As I climbed the career ladder from writer to editor, I tottered on towers of power and my enraptured boyfriend reminded me that skyscraper stilettos – which could reach the giddy heights of six inches – give you a swagger, an assertive strut.
Dizzying heels required a certain kind of wardrobe: tailored suits, pencil skirts, seamed stockings. In the early Eighties, fashion, music and self-expression came together in a burst of colour and style that I embraced wholeheartedly. Whether it was a second-hand cocktail dress, a fur-trimmed cape or a New Romantic frilled gypsy blouse – all needed to be accompanied by the appropriate footwear.
I became obsessed with shiny red stilettos and graduated to a day-glo scarlet pair with slim, vertiginous heels. I wore these with immense pride with a very short red and black satin skirt and unusual hosiery with one red and one black leg.
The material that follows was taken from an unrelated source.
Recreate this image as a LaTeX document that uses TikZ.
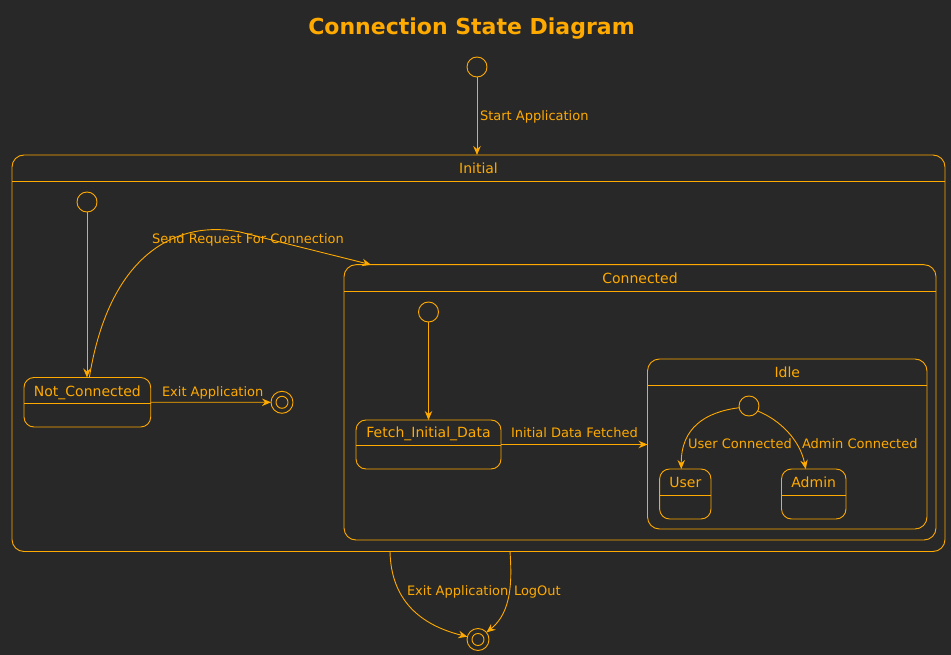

It was on a trip to New York to interview Soft Cell that I encountered my first shoe fetishist, who was so taken with my footwear that he asked me to stand on the draining board of a nightclub kitchen so that he could take photographs.
The shoes maketh the woman from the bottom up: and so it was that I embarked on many adventures foot-first, enjoying the power I could have over the male imagination. Pointed symbols of feminine erotic power required a step into a different world, one in which women dressed in leather and rubber and assumed a position of dominance.
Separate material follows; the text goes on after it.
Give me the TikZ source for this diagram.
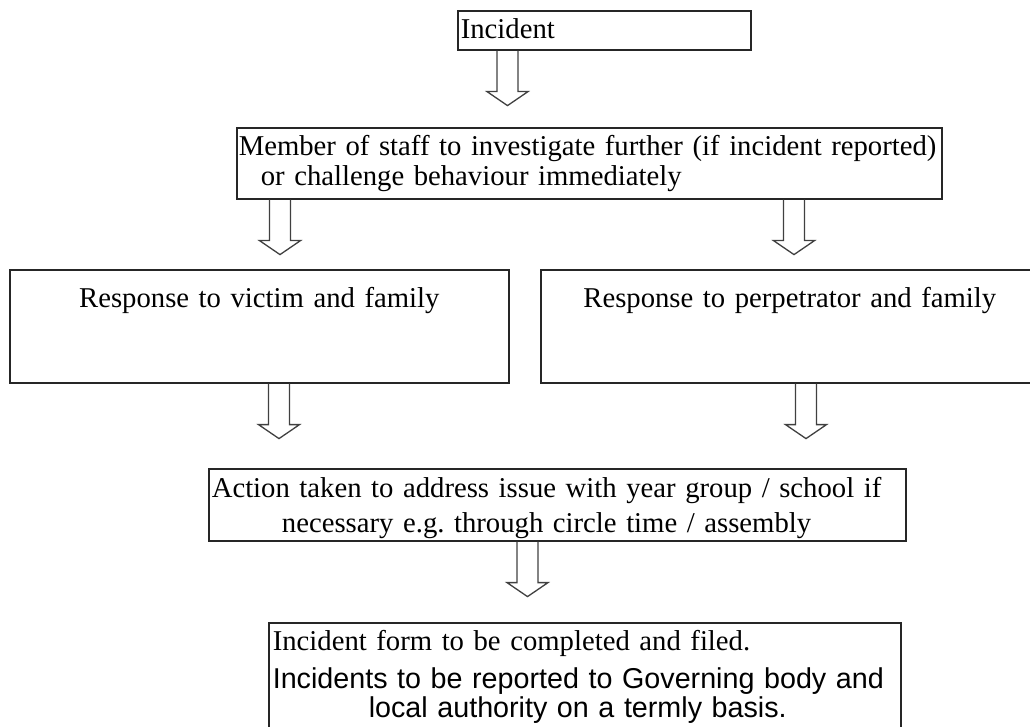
\documentclass[tikz,border=0pt]{standalone}
\usepackage{fontspec}
\setmainfont{Liberation Serif}
\setsansfont{Liberation Sans}
\usetikzlibrary{calc}

\tikzset{
  flowbox/.style={draw=black!85, line width=1.6pt, anchor=north west, inner xsep=3pt, inner ysep=0pt, font=\fontsize{28.7}{30}\selectfont},
  hollow/.style={draw=black!75, line width=1.3pt, line join=miter},
}

% hollow block arrow: x position, from node, to node
\newcommand{\blockarrow}[3]{%
  \path let \p1=(#2.south), \p2=(#3.north) in (#1,\y1) coordinate (s) (#1,\y2) coordinate (e);
  \draw[hollow] ($(s)+(-10.5,0)$) -- ($(s)!41pt!(e)+(-10.5,0)$) -- ($(s)!41pt!(e)+(-20.5,0)$) -- ($(s)!55pt!(e)$)
    -- ($(s)!41pt!(e)+(20.5,0)$) -- ($(s)!41pt!(e)+(10.5,0)$) -- ($(s)+(10.5,0)$);
}

\begin{document}
\frenchspacing
\begin{tikzpicture}[x=1pt, y=-1pt]

\path[use as bounding box] (0,0) rectangle (1030,727);
\clip (0,0) rectangle (1030,727);

\node[flowbox, text width=287pt, align=left, text height=28pt, text depth=11pt] (incident) at (457,10) {Incident};
\node[flowbox, text width=701pt, inner xsep=2pt, align=left, text height=28pt, text depth=43pt] (staff) at (236,127) {\mbox{Member of staff to investigate further (if incident reported)}\\\hspace*{22pt}or challenge behaviour immediately};

\node[flowbox, text width=493pt, align=center, text height=38pt, text depth=75pt] (victim) at (9,269) {Response to victim and family};
\node[flowbox, text width=492pt, align=center, text height=38pt, text depth=75pt] (perp) at (540,269) {Response to perpetrator and family};

\node[flowbox, text width=691pt, align=left, text height=29pt, text depth=43pt] (action) at (208,468) {\begin{tabular}[t]{@{}c@{}}Action taken to address issue with year group / school if\\[5pt]necessary e.g. through circle time / assembly\end{tabular}};

\node[flowbox, text width=624pt, align=left, text height=28pt, text depth=100pt, inner xsep=4pt] (form) at (268,622) {Incident form to be completed and filed.\\[8pt]\sffamily\mbox{Incidents to be reported to Governing body and}\\[-1pt]\hspace*{96pt}local authority on a termly basis.};

\blockarrow{507.5}{incident}{staff}
\blockarrow{280}{staff}{victim}
\blockarrow{794}{staff}{perp}
\blockarrow{279}{victim}{action}
\blockarrow{806}{perp}{action}
\blockarrow{527.5}{action}{form}

\end{tikzpicture}
\end{document}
My crowning high-heeled moment was posing in exquisite agony in a pair of six-inch heels for the cover of Skin Two magazine (yes, that’s the picture above), an image that provided fantasies for generations of fetish fans.
But the image, arresting as it was, focused on the shoe and a small portion of my ankle and calf – an objectification that had little to do with who I really was. I was just playing at being Miss Whiplash. I may have looked like a dominatrix but inside I was still a child with a big dressing-up box in a game that had got out of hand.
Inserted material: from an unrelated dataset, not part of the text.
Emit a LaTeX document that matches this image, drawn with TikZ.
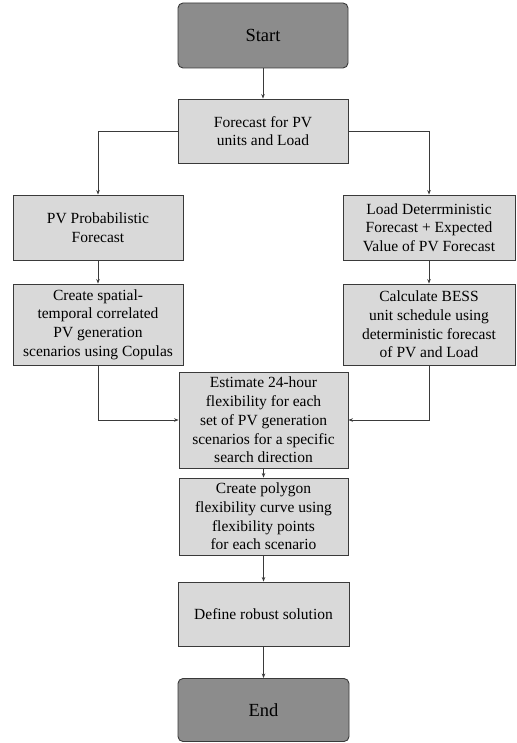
\documentclass[tikz,border=0pt]{standalone}
\usepackage{fontspec}
\setmainfont{Liberation Serif}
\usetikzlibrary{arrows.meta}
\definecolor{boxlight}{HTML}{D9D9D9}
\definecolor{boxdark}{HTML}{8C8C8C}
\definecolor{linecol}{HTML}{3A3A3A}
\tikzset{
  procbox/.style={draw=linecol, line width=0.9pt, fill=boxlight, inner sep=0pt,
    align=center, font=\fontsize{15.5}{18.7}\selectfont},
  termbox/.style={draw=linecol, line width=0.9pt, fill=boxdark, rounded corners=5pt,
    inner sep=0pt, align=center, font=\fontsize{18.5}{22}\selectfont},
  conn/.style={draw=linecol, line width=0.8pt, -{Stealth[length=4.5pt,width=3.5pt]}},
}
\begin{document}
\begin{tikzpicture}[x=1pt,y=-1pt]
\useasboundingbox (0,0) rectangle (516,743);
% nodes: center (x,y), size
\node[termbox, minimum width=170pt, minimum height=65pt] (start) at (263,35.5) {Start};
\node[procbox, minimum width=170pt, minimum height=64pt] (fc) at (263,131) {Forecast for PV\\units and Load};
\node[procbox, minimum width=170pt, minimum height=65pt] (pvp) at (98,227.5) {PV Probabilistic\\Forecast};
\node[procbox, minimum width=170pt, minimum height=81pt] (cs) at (98,324.5) {Create spatial-\\temporal correlated\\PV generation\\scenarios using Copulas};
\node[procbox, minimum width=172pt, minimum height=65pt] (ld) at (429,227.5) {Load Deterrministic\\Forecast + Expected\\Value of PV Forecast};
\node[procbox, minimum width=172pt, minimum height=81pt] (cb) at (429,324.5) {Calculate BESS\\unit schedule using\\deterministic forecast\\of PV and Load};
\node[procbox, minimum width=169pt, minimum height=96pt] (est) at (263.5,420) {Estimate 24-hour\\flexibility for each\\set of PV generation\\scenarios for a specific\\search direction};
\node[procbox, minimum width=169pt, minimum height=77pt] (poly) at (263.5,516.5) {Create polygon\\flexibility curve using\\flexibility points\\for each scenario};
\node[procbox, minimum width=171pt, minimum height=64pt] (rob) at (263.5,614) {Define robust solution};
\node[termbox, minimum width=171pt, minimum height=63pt] (end) at (263.5,710) {End};
% connectors
\draw[conn] (start.south) -- (fc.north);
\draw[conn] (fc.west) -| (pvp.north);
\draw[conn] (fc.east) -| (ld.north);
\draw[conn] (pvp.south) -- (cs.north);
\draw[conn] (ld.south) -- (cb.north);
\draw[conn] (cs.south) |- (est.west);
\draw[conn] (cb.south) |- (est.east);
\draw[conn] (est.south) -- (poly.north);
\draw[conn] (poly.south) -- (rob.north);
\draw[conn] (rob.south) -- (end.north);
\end{tikzpicture}
\end{document}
The higher the heel, the further I had to fall. These kinky boots weren’t made for walking, but that’s just what I had to do. One dark day, I placed a suitcase full of prized footwear next to the rubbish bin. It nearly broke my heart, but my sense of self was at stake. I was projecting an image of power but I felt powerless. I was faking it but couldn’t make it.
When the killer heels were spirited away, I went through a flat period. Sensible shoes, ballet pumps, brogues – in the hope of removing the potency of the symbol.
Gradually, I took baby steps back towards elevation, but stuck to square, chunky or Louis heels, never venturing above two or three inches. This helped me ground, to come back down to earth – to find myself again.
Then the years of towering caught up with me: lower back problems arrived with a vengeance and I was forced to keep my soles close to the floor. Fear kept me away from any shoe that would tilt my pelvis.
When I turned 50, I indulged in a short-term flirtation not only with younger men but also younger shoes. I was particularly proud of a pair of black leather Kurt Geiger boots that I stomped around in like a superannuated rock chick.
Since then I have stuck resolutely to low heels. Comfort is the priority. I no longer need to make a statement with my footwear. It’s as if I have come full circle, from sensible Clarks sandals to…. practical Clarks pumps.
What you see on the outside just isn’t as important any more: everything that’s meaningful to me is within. And perhaps that’s the lesson I had to learn from the rise and fall of my heels.
It’s not about soles: what matters is the soul.